• Difficulty Easy
  • 15 Ingredients



  • 2 cups cooked white basmati rice
  • 2 tblsp olive oil
  • 1 onion, finely chopped
  • 2 cloves garlic, minced
  • pinch salt and pepper
  • 1 bunch kale finely chopped
  • 2 tomatoes, diced
  • 1 cucumber
  • 1/4 cup slivered almonds, toasted
  • parsley
  • squeeze lemon juice
  • 2 tbls dijon mustard
  • 3 tbls red wine vinegar
  • 6 tbls olive oil
  • pinch salt and pepper


  1. Heat the olive oil in a pan add the onions, sprinkle over a pinch of salt and cook on a LOW heat for 8-10 minutes until caramelized.
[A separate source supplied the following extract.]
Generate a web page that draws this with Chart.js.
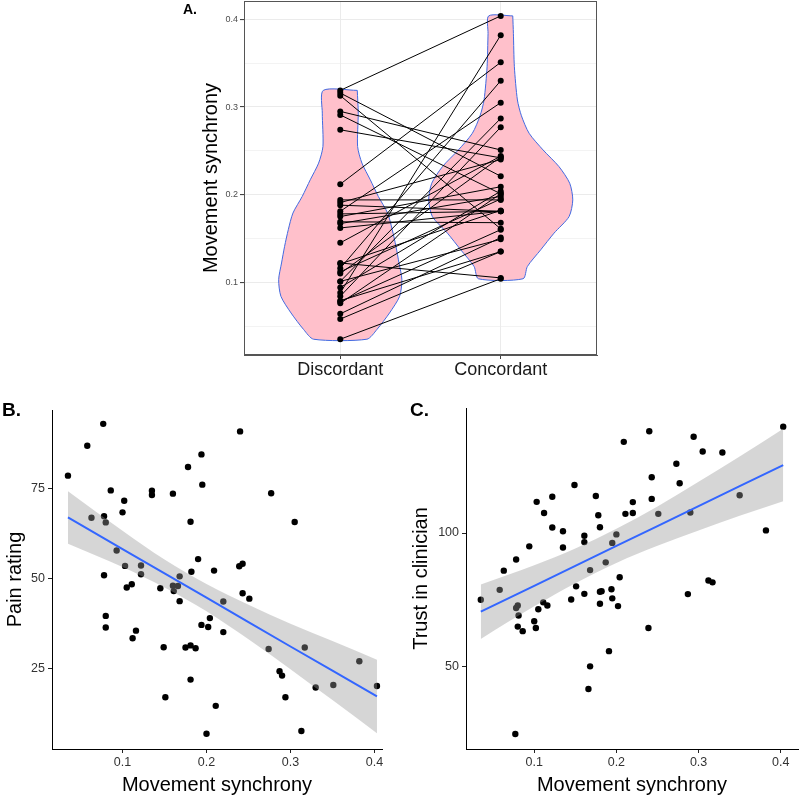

  2. Add the garlic and kale and cook for a further 2-3 minutes.
  3. Put the rice in a large bowl, add the cooked onions, garlic and kale. Chop the tomatoes and cucumbers and add them to the mixture together with the toasted almonds.
  4. Dressing: put mustard, vinegar, olive oil, salt and pepper together in a jar, screw the lid on tight and shake well and pour over the rice. Add some chopped parsley, a squeeze of lemon and another sprinkling of salt and pepper if needed.